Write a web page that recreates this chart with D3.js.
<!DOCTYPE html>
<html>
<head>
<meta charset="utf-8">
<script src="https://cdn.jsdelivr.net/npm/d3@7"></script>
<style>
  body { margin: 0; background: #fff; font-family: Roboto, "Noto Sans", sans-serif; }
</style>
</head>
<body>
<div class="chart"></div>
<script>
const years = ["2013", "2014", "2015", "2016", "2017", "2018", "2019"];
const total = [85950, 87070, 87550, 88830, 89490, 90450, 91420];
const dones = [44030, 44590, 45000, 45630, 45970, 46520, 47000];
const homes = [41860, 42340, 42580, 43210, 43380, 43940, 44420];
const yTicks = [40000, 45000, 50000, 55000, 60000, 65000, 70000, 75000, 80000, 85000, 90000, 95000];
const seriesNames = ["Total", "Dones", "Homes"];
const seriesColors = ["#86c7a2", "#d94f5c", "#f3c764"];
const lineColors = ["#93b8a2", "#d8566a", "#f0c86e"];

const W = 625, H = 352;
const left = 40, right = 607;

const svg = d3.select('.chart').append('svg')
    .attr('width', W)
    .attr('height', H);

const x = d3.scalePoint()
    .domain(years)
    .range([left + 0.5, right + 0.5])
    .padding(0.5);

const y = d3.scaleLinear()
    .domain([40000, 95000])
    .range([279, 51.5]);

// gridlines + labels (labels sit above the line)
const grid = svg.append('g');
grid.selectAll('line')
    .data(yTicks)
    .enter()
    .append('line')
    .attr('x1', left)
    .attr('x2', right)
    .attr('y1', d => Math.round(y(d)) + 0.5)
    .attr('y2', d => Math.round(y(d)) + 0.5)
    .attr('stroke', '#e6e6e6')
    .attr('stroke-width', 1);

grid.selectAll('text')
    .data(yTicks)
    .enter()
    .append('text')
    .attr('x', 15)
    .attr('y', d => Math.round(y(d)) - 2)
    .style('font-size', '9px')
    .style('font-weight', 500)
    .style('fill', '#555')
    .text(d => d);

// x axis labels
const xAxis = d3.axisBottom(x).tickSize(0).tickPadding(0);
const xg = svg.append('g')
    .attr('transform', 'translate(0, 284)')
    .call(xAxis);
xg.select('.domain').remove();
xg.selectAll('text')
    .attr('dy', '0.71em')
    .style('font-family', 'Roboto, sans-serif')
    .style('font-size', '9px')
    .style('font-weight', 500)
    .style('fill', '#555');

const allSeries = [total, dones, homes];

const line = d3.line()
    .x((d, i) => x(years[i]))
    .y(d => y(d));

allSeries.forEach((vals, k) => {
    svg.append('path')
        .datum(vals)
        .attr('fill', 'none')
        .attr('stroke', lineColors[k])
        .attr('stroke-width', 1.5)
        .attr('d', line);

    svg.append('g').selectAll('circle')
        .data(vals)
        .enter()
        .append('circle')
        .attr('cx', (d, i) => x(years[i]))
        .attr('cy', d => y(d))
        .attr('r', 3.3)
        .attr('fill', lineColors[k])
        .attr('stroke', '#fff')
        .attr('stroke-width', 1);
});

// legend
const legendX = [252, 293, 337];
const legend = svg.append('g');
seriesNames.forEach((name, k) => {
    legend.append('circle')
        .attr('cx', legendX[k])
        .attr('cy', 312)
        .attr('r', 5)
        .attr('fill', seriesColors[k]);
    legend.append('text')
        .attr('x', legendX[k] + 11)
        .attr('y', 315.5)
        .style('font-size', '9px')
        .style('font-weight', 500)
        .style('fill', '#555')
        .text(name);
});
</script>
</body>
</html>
☆ ☆ ☆ ☆ ☆
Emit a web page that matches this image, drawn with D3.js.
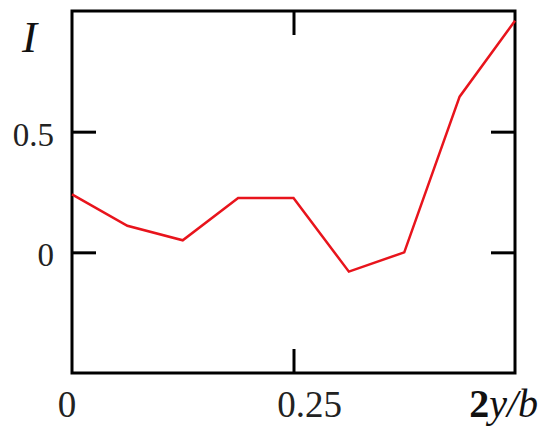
☆ ☆ ☆ ☆ ☆
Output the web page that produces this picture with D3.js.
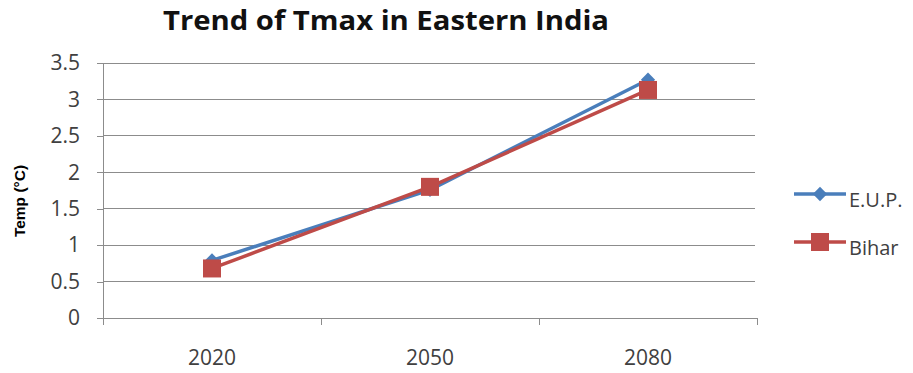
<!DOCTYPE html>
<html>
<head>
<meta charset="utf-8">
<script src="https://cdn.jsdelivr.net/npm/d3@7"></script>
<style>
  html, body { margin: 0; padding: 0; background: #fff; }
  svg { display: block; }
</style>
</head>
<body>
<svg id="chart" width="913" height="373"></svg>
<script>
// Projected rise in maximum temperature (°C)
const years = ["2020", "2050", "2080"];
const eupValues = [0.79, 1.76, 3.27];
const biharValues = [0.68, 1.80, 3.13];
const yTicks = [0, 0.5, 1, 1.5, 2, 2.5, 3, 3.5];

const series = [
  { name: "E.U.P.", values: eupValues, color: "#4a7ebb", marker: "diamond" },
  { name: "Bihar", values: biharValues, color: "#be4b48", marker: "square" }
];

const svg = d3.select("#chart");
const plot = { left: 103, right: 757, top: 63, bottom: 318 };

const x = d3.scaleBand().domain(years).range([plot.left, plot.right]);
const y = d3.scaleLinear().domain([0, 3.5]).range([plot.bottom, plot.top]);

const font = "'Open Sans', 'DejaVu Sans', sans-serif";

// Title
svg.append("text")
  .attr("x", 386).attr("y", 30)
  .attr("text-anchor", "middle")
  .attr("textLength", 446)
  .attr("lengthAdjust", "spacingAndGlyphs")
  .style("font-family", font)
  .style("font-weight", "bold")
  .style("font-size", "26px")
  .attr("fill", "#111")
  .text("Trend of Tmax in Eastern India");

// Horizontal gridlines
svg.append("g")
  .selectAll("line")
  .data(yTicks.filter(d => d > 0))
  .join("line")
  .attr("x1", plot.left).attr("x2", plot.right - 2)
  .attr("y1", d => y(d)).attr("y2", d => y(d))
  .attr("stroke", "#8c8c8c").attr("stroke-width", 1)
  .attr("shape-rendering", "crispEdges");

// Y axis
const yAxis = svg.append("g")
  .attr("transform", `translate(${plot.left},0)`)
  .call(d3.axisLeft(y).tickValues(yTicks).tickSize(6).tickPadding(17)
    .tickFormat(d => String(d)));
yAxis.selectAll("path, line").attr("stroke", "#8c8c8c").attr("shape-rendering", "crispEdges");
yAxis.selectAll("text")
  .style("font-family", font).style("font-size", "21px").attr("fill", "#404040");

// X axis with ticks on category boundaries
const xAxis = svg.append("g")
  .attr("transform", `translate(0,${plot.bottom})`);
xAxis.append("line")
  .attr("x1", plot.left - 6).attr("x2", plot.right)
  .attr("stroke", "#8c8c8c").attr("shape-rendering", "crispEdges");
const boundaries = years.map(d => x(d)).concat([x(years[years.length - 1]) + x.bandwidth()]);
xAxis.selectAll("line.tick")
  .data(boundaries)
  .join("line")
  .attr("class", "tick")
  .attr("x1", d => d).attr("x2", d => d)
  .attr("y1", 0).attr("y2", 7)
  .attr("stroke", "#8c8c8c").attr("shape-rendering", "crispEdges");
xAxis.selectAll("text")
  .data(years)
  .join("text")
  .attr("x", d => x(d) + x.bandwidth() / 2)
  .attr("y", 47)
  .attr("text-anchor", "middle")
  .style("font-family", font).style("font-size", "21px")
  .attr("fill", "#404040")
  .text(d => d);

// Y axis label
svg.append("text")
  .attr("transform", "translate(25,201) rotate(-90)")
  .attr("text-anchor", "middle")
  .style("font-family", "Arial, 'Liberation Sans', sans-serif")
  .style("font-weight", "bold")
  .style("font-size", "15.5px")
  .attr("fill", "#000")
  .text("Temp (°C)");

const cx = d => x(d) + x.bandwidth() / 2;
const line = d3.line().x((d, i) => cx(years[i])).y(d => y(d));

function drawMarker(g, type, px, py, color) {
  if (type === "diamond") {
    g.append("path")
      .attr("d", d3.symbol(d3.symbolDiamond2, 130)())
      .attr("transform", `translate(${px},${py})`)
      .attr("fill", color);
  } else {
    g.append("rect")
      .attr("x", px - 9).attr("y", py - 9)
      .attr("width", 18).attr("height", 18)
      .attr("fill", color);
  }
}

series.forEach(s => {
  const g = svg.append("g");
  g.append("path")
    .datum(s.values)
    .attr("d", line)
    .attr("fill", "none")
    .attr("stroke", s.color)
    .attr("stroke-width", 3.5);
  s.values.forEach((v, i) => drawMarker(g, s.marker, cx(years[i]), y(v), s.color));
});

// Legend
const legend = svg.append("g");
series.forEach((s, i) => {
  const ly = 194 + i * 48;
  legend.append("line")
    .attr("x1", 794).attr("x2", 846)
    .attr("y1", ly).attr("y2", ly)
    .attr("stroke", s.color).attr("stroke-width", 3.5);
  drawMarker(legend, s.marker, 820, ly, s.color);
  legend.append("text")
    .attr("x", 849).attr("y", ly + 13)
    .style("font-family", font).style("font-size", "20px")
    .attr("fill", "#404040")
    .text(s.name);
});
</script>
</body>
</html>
☆ ☆ ☆ ☆ ☆
* _Given instruction_
Extract all lines containing the word "that".

* _Exercise solution_
Write a web page that recreates this chart with D3.js.
Emit a web page that matches this image, drawn with D3.js.
Output the web page that produces this picture with D3.js.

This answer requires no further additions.